The matrix corresponds to a homomorphism $\mathbb{Z^2} → \mathbb{Z^3}$

Question

In Aluffi's Algebra: Chapter $0$ in 4.3. Reading a presentation it says:

For example, take $M=\begin{pmatrix}1&3\\2&3\\5&9\end{pmatrix}$; this matrix corresponds to a homomorphism $\mathbb{Z^2} → \mathbb{Z^3}$, hence to a $\mathbb Z$-module.

1. What does it mean it corresponds to a homomorphism $\mathbb{Z^2} → \mathbb{Z^3}$? For example, does it mean $\begin{pmatrix}1&3\\2&3\\5&9\end{pmatrix} \begin{pmatrix}a\\b\end{pmatrix} = \begin{pmatrix}a'\\b'\\c'\end{pmatrix}$ holds for any $a,b,a',b',c'$?

2. What does it mean it corresponds to a $\mathbb Z$-module? For example, in an $R$-module $M$ we have a map $R \times M \to M$ so how $\mathbb{Z^2} → \mathbb{Z^3}$ instead of $\mathbb{Z^2} → \mathbb{Z^2}$ if it is a $\mathbb Z$-module?

Answer 1

In linear algebra, our $3 \times 2$ matrix corresponds to the map $$ \pmatrix{a\\b} \mapsto \pmatrix{1&3\\2&3\\5&9} \pmatrix{a\\b} = \pmatrix{a + 3b\\2a + 3b\\5a+9b} $$ This map is linear when $a,b$ are taken to be field elements, which is to say that a matrix of this shape traditionally represents a module homomorphism from $\Bbb F^2$ to $\Bbb F^3$. Similarly, when we take $a,b$ to be elements of $\Bbb Z$, we end up with a module homomorphism from $\Bbb Z^2$ to $\Bbb Z^3$.

I'm not sure about the answer to your second question, but I suspect that somebody else might. The full excerpt is as follows:

this matrix corresponds to a homomorphism $\Bbb Z^2 → \Bbb Z^3$, hence to a $\Bbb Z$-module; that is, a finitely generated abelian group $G$. The reader should figure out what $G$ is more explicitly (in terms of the classification of §IV.6, cf. Exercise 2.19) before reading on. (Aluffi, p. 345)

The referenced exercise:

Re-prove Corollary IV.6.5 as a corollary of Proposition 2.11 [viz. classification of finite abelian groups]. In fact, prove the more general fact that every finitely generated abelian group is a direct sum of cyclic groups. (Aluffi, p. 327)

Answer 2

1. What does it mean it corresponds to a homomorphism $\mathbb{Z^2} → \mathbb{Z^3}$? For example, does it mean $\begin{pmatrix}1&3\\2&3\\5&9\end{pmatrix} \begin{pmatrix}a\\b\end{pmatrix} = \begin{pmatrix}a'\\b'\\c'\end{pmatrix}$ holds for any $a,b,a',b',c'$?

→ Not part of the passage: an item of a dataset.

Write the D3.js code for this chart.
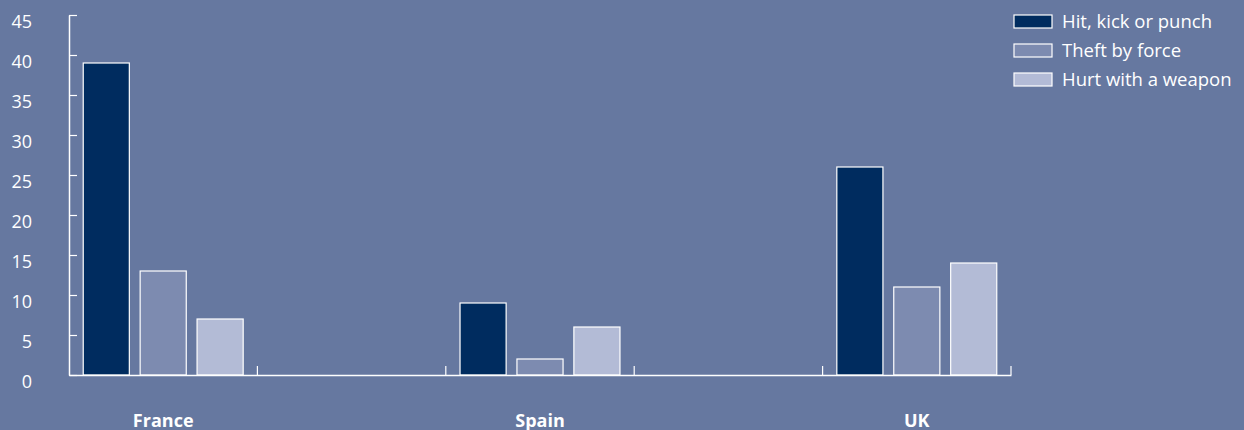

That equation as written doesn't make any sense (it certainly won't be true for arbitrary $a,b,a',b',c'$). But it's the right idea: what it means is the homomorphism which sends $(a,b)\in\mathbb{Z}^2$ to the $(a',b',c')\in\mathbb{Z}$ such that your equation is true.

2. What does it mean it corresponds to a $\mathbb Z$-module? For example, in an R-module M we have a map $R \times M \to M$ so how $\mathbb{Z^2} → \mathbb{Z^3}$ instead of $\mathbb{Z^2} → \mathbb{Z^2}$ if it is a $\mathbb Z$-module?

The corresponding $\mathbb{Z}$-module is the $\mathbb{Z}$-module presented by this map, which is the quotient of $\mathbb{Z}^3$ by the image of the given homomorphism. The idea is that you constructing a module by "generators and relations": the generators are the three standard basis vectors $e_1,e_2,e_3$ of $\mathbb{Z}^3$ (which freely generate $\mathbb{Z}^3$ as a $\mathbb{Z}$-module), and then impose relations which say $e_1+2e_2+5e_3=0$ and $3e_1+3e_2+9e_3=0$. Imposing these relations corresponds exactly to modding out the submodule that $e_1+2e_2+5e_3$ and $3e_1+3e_2+9e_3$ generate, which is the image of the homomorphism $\mathbb{Z}^2\to\mathbb{Z}^3$ given by the matrix $\begin{pmatrix}1&3\\2&3\\5&9\end{pmatrix}$ (since $e_1+2e_2+5e_3$ and $3e_1+3e_2+9e_3$ correspond to the columns of the matrix).